Bayhealth Total Care will be a 48,500-square-foot facility that delivers a hybrid combination of walk-in emergency services, primary and specialty offices, imaging and lab services. The $35 million facility will be built at the intersection of Lewes-Georgetown Highway and Hudson Road and will bring at least 60 employees when it opens in early 2023.
“[This] represents the best of Bayhealth’s vision for the future: bringing the best health care to Sussex County,” Bayhealth President and CEO Terry Murphy said during Wednesday’s ceremony. “We do it because we know it’s the right thing to do for the people that live in this community … We want to make it easy and convenient for Sussex County residents to get their health care.”
Bayhealth Total Care will also add five primary care clinicians with the ability to cover thousands of patient visits every year, officials said. Patients will also be able to access specialty care doctors like neurosurgeons, orthopedic surgeons, cardiologists, oncologists and more at the new facility.

At a time when Sussex County — particularly around Route 9 — is growing, especially among retirees and senior citizens, the investment is well-timed and well-needed. The land around Route 9 has one of the fastest growing populations in Delaware, increasing 21% from 35,295 residents in 2010 to 42,729 in 2019, according to a study done by the marketing firm Claritas Company.
The 65 and older population is particularly booming, growing nearly 60% in the same span to 10,135 residents. In the next four years, the overall population is projected to grow 8.2%, including an 18% growth in senior residents.
“If you travel up and down Route 9, you can’t help but know the growth occurring in Sussex County,” Murphy said. “There is so much need here, with the numbers of people vacationing or moving here, it just adds more to the population of need.”

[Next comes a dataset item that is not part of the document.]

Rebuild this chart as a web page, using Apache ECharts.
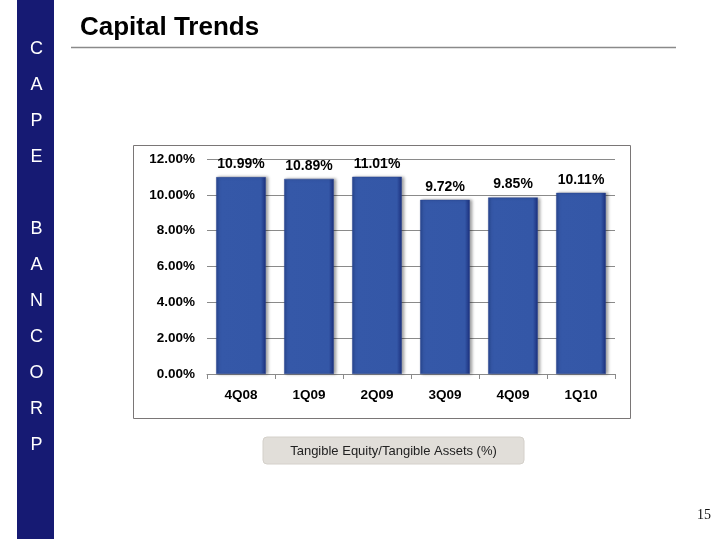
<!DOCTYPE html>
<html><head><meta charset="utf-8">
<script src="https://cdn.jsdelivr.net/npm/echarts@6/dist/echarts.min.js"></script>
<style>html,body{margin:0;padding:0;background:#fff}#c{width:720px;height:539px}</style>
</head><body><div id="c"></div>
<script>
var categories = ['4Q08', '1Q09', '2Q09', '3Q09', '4Q09', '1Q10'];
var values = [10.99, 10.89, 11.01, 9.72, 9.85, 10.11];
var yTicks = [0, 2, 4, 6, 8, 10, 12];
var sideLetters = ['C', 'A', 'P', 'E', '', 'B', 'A', 'N', 'C', 'O', 'R', 'P'];
var titleText = 'Capital Trends';
var legendText = 'Tangible Equity/Tangible Assets (%)';
var pageNum = '15';

var chart = echarts.init(document.getElementById('c'));
var graphics = [
  {type: 'rect', shape: {x: 17, y: 0, width: 37, height: 539}, style: {fill: '#161a73'}, z: 0},
  {type: 'text', left: 80, top: 15, style: {text: titleText, font: 'bold 26px "Liberation Sans", Arial, sans-serif', fill: '#000'}},
  {type: 'line', shape: {x1: 71, y1: 47.5, x2: 676, y2: 47.5}, style: {stroke: '#8a8a8a', lineWidth: 1.5}},
  {type: 'rect', shape: {x: 133.5, y: 145.5, width: 497, height: 273}, style: {fill: 'none', stroke: '#7a7676', lineWidth: 1}, z: 0},
  {type: 'rect', shape: {x: 263, y: 437, width: 261, height: 27, r: 4}, style: {fill: '#e1ded9', stroke: '#d4d0ca', lineWidth: 1}},
  {type: 'text', x: 393.5, y: 451, style: {text: legendText, font: '13px "Liberation Sans", Arial, sans-serif', fill: '#222', align: 'center', verticalAlign: 'middle'}},
  {type: 'text', x: 711, y: 515, style: {text: pageNum, font: '14px "Liberation Serif", "Times New Roman", serif', fill: '#111', align: 'right', verticalAlign: 'middle'}}
];
sideLetters.forEach(function (l, i) {
  if (!l) return;
  graphics.push({type: 'text', x: 36.5, y: 49 + i * 36, style: {text: l, font: '18px "Liberation Sans", Arial, sans-serif', fill: '#fff', align: 'center', verticalAlign: 'middle'}});
});

chart.setOption({
  animation: false,
  backgroundColor: '#fff',
  grid: {left: 207, right: 105, top: 159, bottom: 165},
  xAxis: {
    type: 'category', data: categories,
    axisLine: {lineStyle: {color: '#8a8a8a'}},
    axisTick: {show: true, length: 5, lineStyle: {color: '#8a8a8a'}},
    axisLabel: {margin: 14, fontSize: 13.5, fontWeight: 'bold', color: '#000', fontFamily: '"Liberation Sans", Arial, sans-serif'}
  },
  yAxis: {
    type: 'value', min: yTicks[0], max: yTicks[yTicks.length - 1], interval: 2,
    axisLine: {show: false},
    axisTick: {show: false},
    splitLine: {lineStyle: {color: '#8a8a8a', width: 1}},
    axisLabel: {margin: 12, fontSize: 13.5, fontWeight: 'bold', color: '#000', fontFamily: '"Liberation Sans", Arial, sans-serif',
      formatter: function (v) { return v.toFixed(2) + '%'; }}
  },
  series: [{
    type: 'bar', data: values, barWidth: '73%',
    itemStyle: {
      color: {type: 'linear', x: 0, y: 0, x2: 1, y2: 0, colorStops: [
        {offset: 0, color: '#26448f'}, {offset: 0.06, color: '#3558a8'},
        {offset: 0.9, color: '#3457a7'}, {offset: 1, color: '#1b2f7c'}]},
      borderColor: '#2a4590', borderWidth: 0.5,
      shadowColor: 'rgba(0,0,0,0.35)', shadowBlur: 3, shadowOffsetX: 2, shadowOffsetY: 0
    },
    label: {show: true, position: 'top', distance: 6, fontSize: 14, fontWeight: 'bold', color: '#000',
      fontFamily: '"Liberation Sans", Arial, sans-serif',
      formatter: function (p) { return p.value.toFixed(2) + '%'; }}
  }],
  graphic: graphics
});
</script></body></html>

For the last three years, Bayhealth has been growing its services from beyond its footprint in Dover, starting first with building a new Sussex Campus along Route 1 in Milford. That facility has brought in new partnerships with Nemours and a pending one with PAM Rehabilitation Services.

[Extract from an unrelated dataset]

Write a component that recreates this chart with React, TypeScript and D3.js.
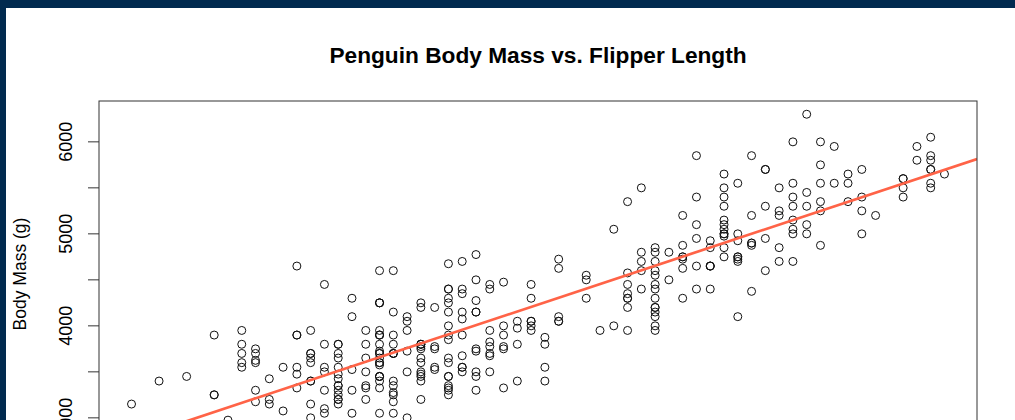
import React, { useEffect, useRef } from 'react';
import * as d3 from 'd3';

// Palmer penguins: flipper length (mm) and body mass (g), rows with NA removed
const adelieFlipper = [
  181, 186, 195, 193, 190, 181, 195, 193, 190, 186, 180, 182, 191, 198, 185, 195, 197, 184, 194, 174,
  180, 189, 185, 180, 187, 183, 187, 172, 180, 178, 178, 188, 184, 195, 196, 190, 180, 181, 184, 182,
  195, 186, 196, 185, 190, 182, 179, 190, 191, 186, 188, 190, 200, 187, 191, 186, 193, 181, 194, 185,
  195, 185, 192, 184, 192, 195, 188, 190, 198, 190, 190, 196, 197, 190, 195, 191, 184, 187, 195, 189,
  196, 187, 193, 191, 194, 190, 189, 189, 190, 202, 205, 185, 186, 187, 208, 190, 196, 178, 192, 192,
  203, 183, 190, 193, 184, 199, 190, 181, 197, 198, 191, 193, 197, 191, 196, 188, 199, 189, 189, 187,
  198, 176, 202, 186, 199, 191, 195, 191, 210, 190, 197, 193, 199, 187, 190, 191, 200, 185, 193, 193,
  187, 188, 190, 192, 185, 190, 184, 195, 193, 187, 201,
];
const adelieMass = [
  3750, 3800, 3250, 3450, 3650, 3625, 4675, 3475, 4250, 3300, 3700, 3200, 3800, 4400, 3700, 3450, 4500, 3325, 4200, 3400,
  3600, 3800, 3950, 3800, 3800, 3550, 3200, 3150, 3950, 3250, 3900, 3300, 3900, 3325, 4150, 3950, 3550, 3300, 4650, 3150,
  3900, 3100, 4400, 3000, 4600, 3425, 2975, 3450, 4150, 3500, 4300, 3450, 4050, 2900, 3700, 3550, 3800, 2850, 3750, 3150,
  4400, 3600, 4050, 2850, 3950, 3350, 4100, 3050, 4450, 3600, 3900, 3550, 4150, 3700, 4250, 3700, 3900, 3550, 4000, 3200,
  4700, 3800, 4200, 3350, 3550, 3800, 3500, 3950, 3600, 3550, 4300, 3400, 4450, 3300, 4300, 3700, 4350, 2900, 4100, 3725,
  4725, 3075, 4250, 2925, 3550, 3750, 3900, 3175, 4775, 3825, 4600, 3200, 4275, 3900, 4075, 2900, 3775, 3350, 3325, 3150,
  3500, 3450, 3875, 3050, 4000, 3275, 4300, 3050, 4000, 3325, 3500, 3500, 4475, 3425, 3900, 3175, 3975, 3400, 4250, 3400,
  3475, 3050, 3725, 3000, 3650, 4250, 3475, 3450, 3750, 3700, 4000,
];
const gentooFlipper = [
  211, 230, 210, 218, 215, 210, 211, 219, 209, 215, 214, 216, 214, 213, 210, 217, 210, 221, 209, 222,
  218, 215, 213, 215, 215, 215, 216, 215, 210, 220, 222, 209, 207, 230, 220, 220, 213, 219, 208, 208,
  208, 225, 210, 216, 222, 217, 210, 225, 213, 215, 210, 220, 210, 225, 217, 220, 208, 220, 208, 224,
  208, 221, 214, 231, 219, 230, 214, 229, 220, 223, 216, 221, 221, 217, 216, 230, 209, 220, 215, 223,
  212, 221, 212, 224, 212, 228, 218, 218, 212, 230, 218, 228, 212, 224, 214, 226, 216, 222, 203, 225,
  219, 228, 215, 228, 216, 215, 210, 219, 208, 209, 216, 229, 213, 230, 217, 230, 217, 222, 214, 215,
  222, 212, 213,
];
const gentooMass = [
  4500, 5700, 4450, 5700, 5400, 4550, 4800, 5200, 4400, 5150, 4650, 5550, 4650, 5850, 4200, 5850, 4150, 6300, 4800, 5350,
  5700, 5000, 4400, 5050, 5000, 5100, 4100, 5650, 4600, 5550, 5250, 4700, 5050, 6050, 5150, 5400, 4950, 5250, 4350, 5350,
  3950, 5700, 4300, 4750, 5550, 4900, 4200, 5400, 5100, 5300, 4850, 5300, 4400, 5000, 4900, 5050, 4300, 5000, 4450, 5550,
  4200, 5300, 4400, 5650, 4700, 5700, 4650, 5800, 4700, 5550, 4750, 5000, 5100, 5200, 4700, 5800, 4600, 6000, 4750, 5950,
  4625, 5450, 4725, 5350, 4750, 5600, 4600, 5300, 4875, 5550, 4950, 5400, 4750, 5650, 4850, 5200, 4925, 4875, 4625, 5250,
  4850, 5600, 4975, 5500, 4725, 5500, 4700, 5500, 4575, 5500, 5000, 5950, 4650, 5500, 4375, 5850, 4875, 6000, 4925, 4850,
  5750, 5200, 5400,
];
const chinstrapFlipper = [
  192, 196, 193, 188, 197, 198, 178, 197, 195, 198, 193, 194, 185, 201, 190, 201, 197, 181, 190, 195,
  181, 191, 187, 193, 195, 197, 200, 200, 191, 205, 187, 201, 187, 203, 195, 199, 195, 210, 192, 205,
  210, 187, 196, 196, 196, 201, 190, 212, 187, 198, 199, 201, 193, 203, 187, 197, 191, 203, 202, 194,
  206, 189, 195, 207, 202, 193, 210, 198,
];
const chinstrapMass = [
  3500, 3900, 3650, 3525, 3725, 3950, 3250, 3750, 4150, 3700, 3800, 3775, 3700, 4050, 3575, 4050, 3300, 3700, 3450, 4400,
  3600, 3400, 2900, 3800, 3300, 4150, 3400, 3800, 3700, 4550, 3200, 4300, 3350, 4100, 3600, 3900, 3850, 4800, 2700, 4500,
  3950, 3650, 3550, 3500, 3675, 4450, 3400, 4300, 3250, 3675, 3325, 3950, 3600, 4050, 3350, 3450, 3250, 4050, 3800, 3525,
  3950, 3650, 3650, 4000, 3400, 3775, 4100, 3775,
];

const yTicks = [3000, 3500, 4000, 4500, 5000, 5500, 6000];
const yTickLabels = ['3000', '', '4000', '', '5000', '', '6000'];

const title = 'Penguin Body Mass vs. Flipper Length';
const yLabel = 'Body Mass (g)';

const W = 1015;
const H = 420;
const plot = { left: 99, right: 977, top: 101, bottom: 458.7 };

const App: React.FC = () => {
  const ref = useRef<SVGSVGElement>(null);

  useEffect(() => {
    if (!ref.current) return;
    const flipper = [...adelieFlipper, ...gentooFlipper, ...chinstrapFlipper];
    const mass = [...adelieMass, ...gentooMass, ...chinstrapMass];
    const pts = flipper.map((f, i) => ({ x: f, y: mass[i] }));

    // R-style 4% padding on each side
    const [x0, x1] = d3.extent(flipper) as [number, number];
    const [y0, y1] = d3.extent(mass) as [number, number];
    const px = (x1 - x0) * 0.04;
    const py = (y1 - y0) * 0.04;
    const x = d3.scaleLinear().domain([x0 - px, x1 + px]).range([plot.left, plot.right]);
    const y = d3.scaleLinear().domain([y0 - py, y1 + py]).range([plot.bottom, plot.top]);

    // least squares fit (abline(lm(...)))
    const mx = d3.mean(flipper)!;
    const my = d3.mean(mass)!;
    const slope = d3.sum(pts, p => (p.x - mx) * (p.y - my)) / d3.sum(pts, p => (p.x - mx) ** 2);
    const intercept = my - slope * mx;

    const svg = d3.select(ref.current);
    svg.selectAll('*').remove();

    svg.append('rect').attr('width', W).attr('height', H).attr('fill', '#ffffff');
    // dark frame on top and left
    svg.append('rect').attr('x', 0).attr('y', 0).attr('width', W).attr('height', 8).attr('fill', '#012a4f');
    svg.append('rect').attr('x', 0).attr('y', 0).attr('width', 6).attr('height', H).attr('fill', '#012a4f');

    svg.append('defs').append('clipPath').attr('id', 'plotclip')
      .append('rect')
      .attr('x', plot.left).attr('y', plot.top)
      .attr('width', plot.right - plot.left).attr('height', plot.bottom - plot.top);

    svg.append('g')
      .selectAll('circle')
      .data(pts)
      .enter().append('circle')
      .attr('cx', d => x(d.x))
      .attr('cy', d => y(d.y))
      .attr('r', 4)
      .attr('fill', 'none')
      .attr('stroke', '#111')
      .attr('stroke-width', 1);

    const [dx0, dx1] = x.domain();
    svg.append('line')
      .attr('clip-path', 'url(#plotclip)')
      .attr('x1', x(dx0)).attr('y1', y(intercept + slope * dx0))
      .attr('x2', x(dx1)).attr('y2', y(intercept + slope * dx1))
      .attr('stroke', '#ff6347')
      .attr('stroke-width', 2.7);

    svg.append('rect')
      .attr('x', plot.left).attr('y', plot.top)
      .attr('width', plot.right - plot.left).attr('height', plot.bottom - plot.top)
      .attr('fill', 'none')
      .attr('stroke', '#333')
      .attr('stroke-width', 1);

    // y axis ticks
    const ax = svg.append('g');
    ax.selectAll('line')
      .data(yTicks)
      .enter().append('line')
      .attr('x1', plot.left - 11).attr('x2', plot.left)
      .attr('y1', d => y(d)).attr('y2', d => y(d))
      .attr('stroke', '#333');
    ax.selectAll('text')
      .data(yTicks)
      .enter().append('text')
      .attr('transform', d => `translate(72,${y(d)}) rotate(-90)`)
      .attr('text-anchor', 'middle')
      .style('font-family', '"Liberation Sans", Arial, sans-serif')
      .style('font-size', '18px')
      .text((d, i) => yTickLabels[i]);

    svg.append('text')
      .attr('transform', `translate(26,274) rotate(-90)`)
      .attr('text-anchor', 'middle')
      .style('font-family', '"Liberation Sans", Arial, sans-serif')
      .style('font-size', '17.5px')
      .text(yLabel);

    svg.append('text')
      .attr('x', (plot.left + plot.right) / 2)
      .attr('y', 63)
      .attr('text-anchor', 'middle')
      .style('font-family', '"Liberation Sans", Arial, sans-serif')
      .style('font-size', '22.7px')
      .style('font-weight', 'bold')
      .text(title);
  }, []);

  return (
    <svg ref={ref} width={W} height={H} style={{ position: 'absolute', left: 0, top: 0, display: 'block' }}></svg>
  );
};

export default App;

With an eye to the physician shortfall in Delaware, Bayhealth launched a residency program this year and hopes to have 109 residents within the next two years that may consider staying in the First State.
Bayhealth first proposed the Milton facility as an emergency department in 2019, at the same time Beebe Healthcare made a similar proposal for Georgetown. But when the Health Resources Board denied Beebe’s application based on concerns of costs for patients, Bayhealth withdrew its application to revisit the matter.

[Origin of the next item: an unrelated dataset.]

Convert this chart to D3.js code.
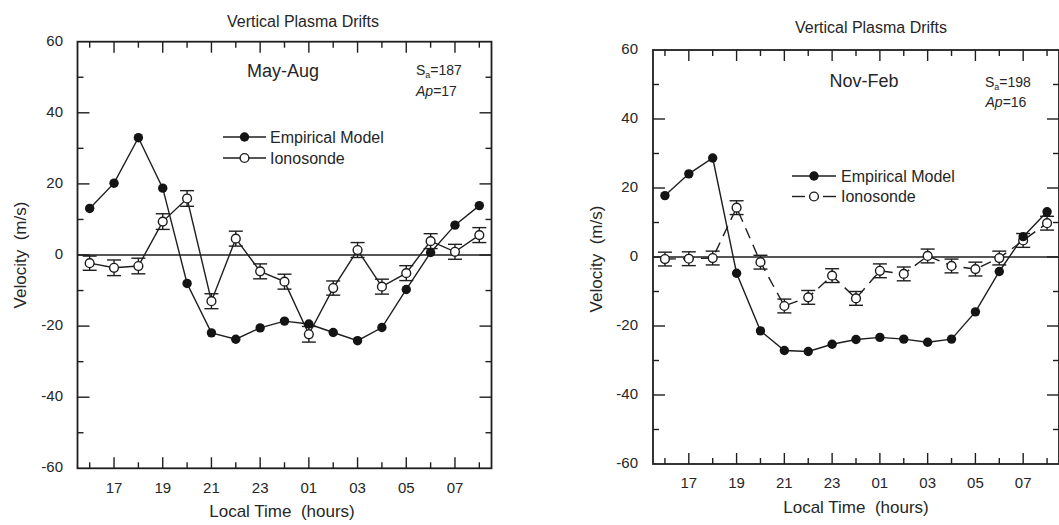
<!DOCTYPE html>
<html>
<head>
<meta charset="utf-8">
<script src="https://cdn.jsdelivr.net/npm/d3@7"></script>
<style>
  html, body { margin: 0; padding: 0; background: #fff; }
  svg { display: block; }
  text { font-family: "Liberation Sans", Arial, Helvetica, sans-serif; fill: #262626; }
</style>
</head>
<body>
<svg id="chart" width="1059" height="525"></svg>
<script>
// Local time in continuous hours (16 ... 32 means 16:00 through 08:00 next day)
const hours = [16, 17, 18, 19, 20, 21, 22, 23, 24, 25, 26, 27, 28, 29, 30, 31, 32];
const hourTickValues = [17, 19, 21, 23, 25, 27, 29, 31];
const hourTickLabels = ["17", "19", "21", "23", "01", "03", "05", "07"];
const velocityTicks = [-60, -40, -20, 0, 20, 40, 60];

// May-Aug season (m/s)
const mayAugModel = [13.1, 20.2, 33.0, 18.8, -8.0, -21.9, -23.7, -20.5, -18.6, -19.4, -21.8, -24.1, -20.4, -9.7, 0.7, 8.4, 13.9];
const mayAugIono  = [-2.3, -3.6, -3.1, 9.4, 15.9, -13.0, 4.6, -4.6, -7.5, -22.3, -9.3, 1.4, -8.9, -5.1, 3.9, 0.9, 5.6];
const mayAugErr   = [2.0, 2.2, 2.2, 2.2, 2.2, 2.1, 2.1, 2.1, 2.1, 2.2, 2.0, 2.1, 2.1, 2.1, 2.1, 2.1, 2.1];

// Nov-Feb season (m/s)
const novFebModel = [17.8, 24.1, 28.7, -4.7, -21.4, -27.1, -27.4, -25.3, -23.9, -23.3, -23.8, -24.7, -23.8, -15.9, -4.2, 5.9, 13.1];
const novFebIono  = [-0.6, -0.5, -0.3, 14.3, -1.5, -14.2, -11.7, -5.4, -12.0, -4.0, -4.9, 0.3, -2.6, -3.5, -0.3, 4.8, 9.8];
const novFebErr   = [2.0, 2.0, 2.0, 2.0, 2.0, 2.0, 2.0, 2.0, 2.0, 2.0, 2.0, 2.0, 2.0, 2.0, 2.0, 2.0, 2.0];

const panels = [
  {
    season: "May-Aug", sa: "187", ap: "17",
    model: mayAugModel, iono: mayAugIono, err: mayAugErr, ionoDash: null,
    x0: 77.5, x1: 491.5, yTop: 41.7, yBottom: 468.3,
    title: [303, 21], seasonPos: [283, 71], saPos: [416, 70], apPos: [416, 91],
    legend: { lx0: 223, lx1: 266, mx: 244.5, tx: 270, y0: 137, y1: 158 },
    yLabelRight: 63, xLabelY: 487, xTitle: [282, 511], yTitle: [20, 255]
  },
  {
    season: "Nov-Feb", sa: "198", ap: "16",
    model: novFebModel, iono: novFebIono, err: novFebErr, ionoDash: "11,7",
    x0: 653, x1: 1059, yTop: 50, yBottom: 464,
    title: [871, 27], seasonPos: [864, 81], saPos: [985, 81.5], apPos: [985.5, 101.5],
    legend: { lx0: 792, lx1: 836, mx: 814, tx: 841, y0: 176, y1: 196.5 },
    yLabelRight: 638, xLabelY: 482, xTitle: [856, 507], yTitle: [596, 259]
  }
];

const svg = d3.select("#chart");
const ink = "#1e1e1e";

panels.forEach(p => {
  const g = svg.append("g");
  const x = d3.scaleLinear().domain([15.5, 32.5]).range([p.x0, p.x1]);
  const y = d3.scaleLinear().domain([-60, 60]).range([p.yBottom, p.yTop]);

  // Inward ticks on all four sides: majors labelled, minors between
  const majorX = hourTickValues;
  const minorX = hours.filter(h => !majorX.includes(h));
  const majorY = [-40, -20, 0, 20, 40];
  const minorY = [-50, -30, -10, 10, 30, 50];
  const majorLen = 11, minorLen = 6;

  const ticks = g.append("g").attr("stroke", ink).attr("stroke-width", 1.4);
  [[majorX, majorLen], [minorX, minorLen]].forEach(([vals, len]) => {
    vals.forEach(v => {
      ticks.append("line").attr("x1", x(v)).attr("x2", x(v)).attr("y1", y(-60)).attr("y2", y(-60) - len);
      ticks.append("line").attr("x1", x(v)).attr("x2", x(v)).attr("y1", y(60)).attr("y2", y(60) + len);
    });
  });
  [[majorY, majorLen + 1], [minorY, minorLen]].forEach(([vals, len]) => {
    vals.forEach(v => {
      ticks.append("line").attr("y1", y(v)).attr("y2", y(v)).attr("x1", x(15.5)).attr("x2", x(15.5) + len);
      ticks.append("line").attr("y1", y(v)).attr("y2", y(v)).attr("x1", x(32.5)).attr("x2", x(32.5) - len);
    });
  });

  // Zero reference line
  g.append("line")
    .attr("x1", x(15.5)).attr("x2", x(32.5))
    .attr("y1", y(0)).attr("y2", y(0))
    .attr("stroke", ink).attr("stroke-width", 1.3);

  // Frame
  g.append("rect")
    .attr("x", x(15.5)).attr("y", y(60))
    .attr("width", x(32.5) - x(15.5)).attr("height", y(-60) - y(60))
    .attr("fill", "none").attr("stroke", ink).attr("stroke-width", 1.8);

  // Tick labels
  g.append("g").selectAll("text").data(velocityTicks).join("text")
    .attr("x", p.yLabelRight).attr("y", d => y(d) - 1.5)
    .attr("text-anchor", "end").attr("dominant-baseline", "central")
    .attr("font-size", 15).text(d => d);
  g.append("g").selectAll("text").data(hourTickValues).join("text")
    .attr("x", d => x(d)).attr("y", p.xLabelY)
    .attr("text-anchor", "middle").attr("dominant-baseline", "central")
    .attr("font-size", 15).text((d, i) => hourTickLabels[i]);

  // Axis titles
  g.append("text")
    .attr("x", p.xTitle[0]).attr("y", p.xTitle[1])
    .attr("text-anchor", "middle").attr("dominant-baseline", "central")
    .attr("font-size", 17).attr("xml:space", "preserve")
    .text("Local Time  (hours)");
  g.append("text")
    .attr("transform", `translate(${p.yTitle[0]},${p.yTitle[1]}) rotate(-90)`)
    .attr("text-anchor", "middle").attr("dominant-baseline", "central")
    .attr("font-size", 17).attr("xml:space", "preserve")
    .text("Velocity  (m/s)");

  // Title and annotations
  g.append("text")
    .attr("x", p.title[0]).attr("y", p.title[1])
    .attr("text-anchor", "middle").attr("dominant-baseline", "central")
    .attr("font-size", 16).text("Vertical Plasma Drifts");
  g.append("text")
    .attr("x", p.seasonPos[0]).attr("y", p.seasonPos[1])
    .attr("text-anchor", "middle").attr("dominant-baseline", "central")
    .attr("font-size", 18).text(p.season);

  const sa = g.append("text")
    .attr("x", p.saPos[0]).attr("y", p.saPos[1])
    .attr("dominant-baseline", "central").attr("font-size", 14);
  sa.append("tspan").text("S");
  sa.append("tspan").attr("font-size", 9).attr("dy", 5).text("a");
  sa.append("tspan").attr("dy", -5).text("=" + p.sa);

  const ap = g.append("text")
    .attr("x", p.apPos[0]).attr("y", p.apPos[1])
    .attr("dominant-baseline", "central").attr("font-size", 14);
  ap.append("tspan").attr("font-style", "italic").text("Ap");
  ap.append("tspan").text("=" + p.ap);

  const pts = hours.map((h, i) => ({ h, m: p.model[i], v: p.iono[i], e: p.err[i] }));
  const line = d3.line().x(d => x(d[0])).y(d => y(d[1]));

  // Ionosonde observations with error bars
  g.append("path")
    .attr("d", line(pts.map(d => [d.h, d.v])))
    .attr("fill", "none").attr("stroke", ink).attr("stroke-width", 1.4)
    .attr("stroke-dasharray", p.ionoDash);

  // Empirical model curve
  g.append("path")
    .attr("d", line(pts.map(d => [d.h, d.m])))
    .attr("fill", "none").attr("stroke", ink).attr("stroke-width", 1.4);

  const bars = g.append("g").attr("stroke", ink).attr("stroke-width", 1.4);
  const capW = 7;
  pts.forEach(d => {
    bars.append("line").attr("x1", x(d.h)).attr("x2", x(d.h)).attr("y1", y(d.v - d.e)).attr("y2", y(d.v + d.e));
    bars.append("line").attr("x1", x(d.h) - capW).attr("x2", x(d.h) + capW).attr("y1", y(d.v + d.e)).attr("y2", y(d.v + d.e));
    bars.append("line").attr("x1", x(d.h) - capW).attr("x2", x(d.h) + capW).attr("y1", y(d.v - d.e)).attr("y2", y(d.v - d.e));
  });

  g.append("g").selectAll("circle").data(pts).join("circle")
    .attr("cx", d => x(d.h)).attr("cy", d => y(d.v)).attr("r", 4.4)
    .attr("fill", "#fff").attr("stroke", ink).attr("stroke-width", 1.4);

  g.append("g").selectAll("circle").data(pts).join("circle")
    .attr("cx", d => x(d.h)).attr("cy", d => y(d.m)).attr("r", 4.7)
    .attr("fill", "#141414");

  // Legend
  const L = p.legend;
  g.append("line").attr("x1", L.lx0).attr("x2", L.lx1).attr("y1", L.y0).attr("y2", L.y0)
    .attr("stroke", ink).attr("stroke-width", 1.4);
  g.append("circle").attr("cx", L.mx).attr("cy", L.y0).attr("r", 4.7).attr("fill", "#141414");
  g.append("text").attr("x", L.tx).attr("y", L.y0).attr("dominant-baseline", "central")
    .attr("font-size", 16).text("Empirical Model");

  if (p.ionoDash) {
    g.append("line").attr("x1", L.lx0).attr("x2", L.mx - 9).attr("y1", L.y1).attr("y2", L.y1)
      .attr("stroke", ink).attr("stroke-width", 1.4);
    g.append("line").attr("x1", L.mx + 9).attr("x2", L.lx1).attr("y1", L.y1).attr("y2", L.y1)
      .attr("stroke", ink).attr("stroke-width", 1.4);
  } else {
    g.append("line").attr("x1", L.lx0).attr("x2", L.lx1).attr("y1", L.y1).attr("y2", L.y1)
      .attr("stroke", ink).attr("stroke-width", 1.4);
  }
  g.append("circle").attr("cx", L.mx).attr("cy", L.y1).attr("r", 4.4)
    .attr("fill", "#fff").attr("stroke", ink).attr("stroke-width", 1.4);
  g.append("text").attr("x", L.tx).attr("y", L.y1).attr("dominant-baseline", "central")
    .attr("font-size", 16).text("Ionosonde");
});
</script>
</body>
</html>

Bayhealth Total Care was also approved for $978,722.41 in state grant funds this week by the Transportation Infrastructure Investment Fund (TIIF) Council for road improvements relevant to construction.
Bayhealth’s TIIF application states that the facility will bring an estimated 60.8 jobs to the Milton area. Breaking those jobs down, 20 of them would range between $25,000 to $40,525 in salary and 21 jobs would range between $40,526 to $86,375.
Another 12 positions would offer salaries between $86,376 to $164,925 and at least another seven would pay between $164,926 to $523,600, according to the application.